Homo homini lupus est

Todas las personas del mundo están siempre a un segundo de hacerte daño.

Sí, quizá esto no pueda ser una frase cierta; ya que, de serlo, estaríamos atacándonos constantemente los unos a los otros.

Pero es un buen dogma. Uno de protección.

Si crees en él, si lo interiorizas, recordarás que debes mantenerte siempre alerta. Que ni la persona, en apariencia, más noble, está libre de sospecha. Que todos tenemos un monstruo dentro, al acecho, esperando a que se le dé la carne suficiente para resurgir.

Esperando a que llegue el demonio que lo libere.

Si crees que todas las personas del mundo están siempre a un segundo de hacerte daño, conseguirás que nadie te importe demasiado; porque cualquier amigo es, al mismo tiempo, un enemigo en potencia. Lograrás tener siempre los ojos muy abiertos, librándote de engaños, manipulaciones y malas intenciones. Serás capaz de mantenerlos siempre al otro lado del muro, de la coraza, de mis pinchos.

Y, sí, si crees en que todas las personas del mundo están siempre a un segundo de hacerte daño, sentirás siempre un par de ojos mirándote fijamente a la espalda, con un cuchillo en su mano. Quizás, incluso, varios pares, como si cada sombra tuviera a su propio equipo de acosadores acechándote desde su interior. Y sí, esto puede ser realmente molesto. Pero, ¿y si, algún día, dejas de creer en el dogma, y al cruzar la esquina los encuentras? ¿Y si te dejas tentar por la fragante idea de que existe la pureza en el alma humana, todo para dejarte vulnerable ante alguien que podrá hacerte daño? ¿Y si confías en la persona inadecuada? ¿Y si, por bajar la guardia tan sólo un momento, te atacan por detrás?

No puedes confiar en nadie.

Yo estoy a un segundo de haceros daño. La diferencia, es que yo soy consciente de ello. Sé que hay un mal en mi interior, con el que me encuentro fundida, que ataca a alguien cada cierto tiempo. A veces, es sólo una contestación brusca ante un comportamiento inocente realizado en el momento equivocado. A veces, un comentario hecho con verdadera intención de dañar, probablemente a raíz de un enfado: quizá contra mí, quizá contra ti, quizá contra el mundo. A veces, puede que realmente te dañe, que te abandone a conciencia aún sabiendo que me necesitabas -porque tú hayas pasado a estar de más en mi vida-, que te devuelva un golpe, que te odie sin motivo. A veces, puede que, atacándome a mí misma, te salpique la metralla.
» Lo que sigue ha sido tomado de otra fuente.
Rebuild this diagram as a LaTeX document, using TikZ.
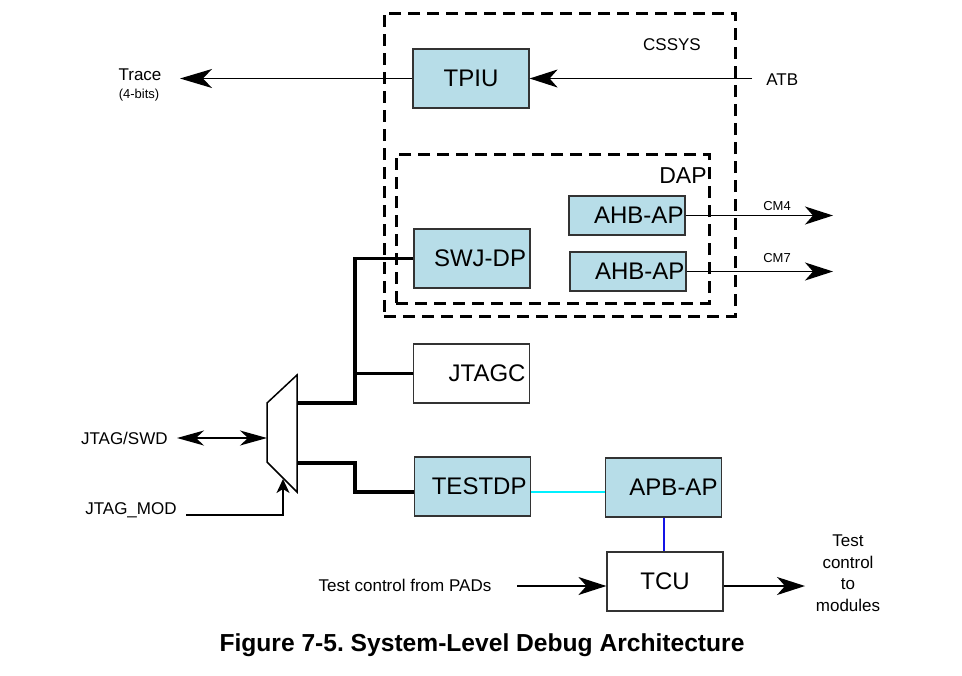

El hecho, está en que sé que voy a hacerte daño, en algún momento, siempre que tú permanezcas demasiado cerca de mí.

Y también sé que tú lo harás, tanto a mí como a tantos otros.

Que todos lo hacemos.

Que el hombre es un lobo para el hombre.

Y que todo, todo el mundo, está a tan sólo un segundo de hacerte daño. Intencionado o no. Grave, leve o mortal. De un modo u otro.

No confío en las personas, es cierto. Prefiero estudiarlas que acercarme a ellas. Y, aunque me divierte pasar un rato en su compañía, siempre termino con la misma concepción de ellas: que son una fuente de amenaza constante.

Y sé que cualquiera pensaría que mi dogma me hace más daño del que pueda evitar a protegerme. Pero no es verdad. No quiero cambiarlo.

Porque yo, como dice un pequeño conocido mío, he estado en la guerra. Y era una guerra de niños, sí; pero una guerra, al fin y al cabo. Una guerra más feroz de lo que cualquier infante hubiera podido soportar. 

Y no pienso volver a bajar la guardia. Porque sé que, siempre, mi vida permanecerá siendo una guerra, con alguna batalla a punto de estallar.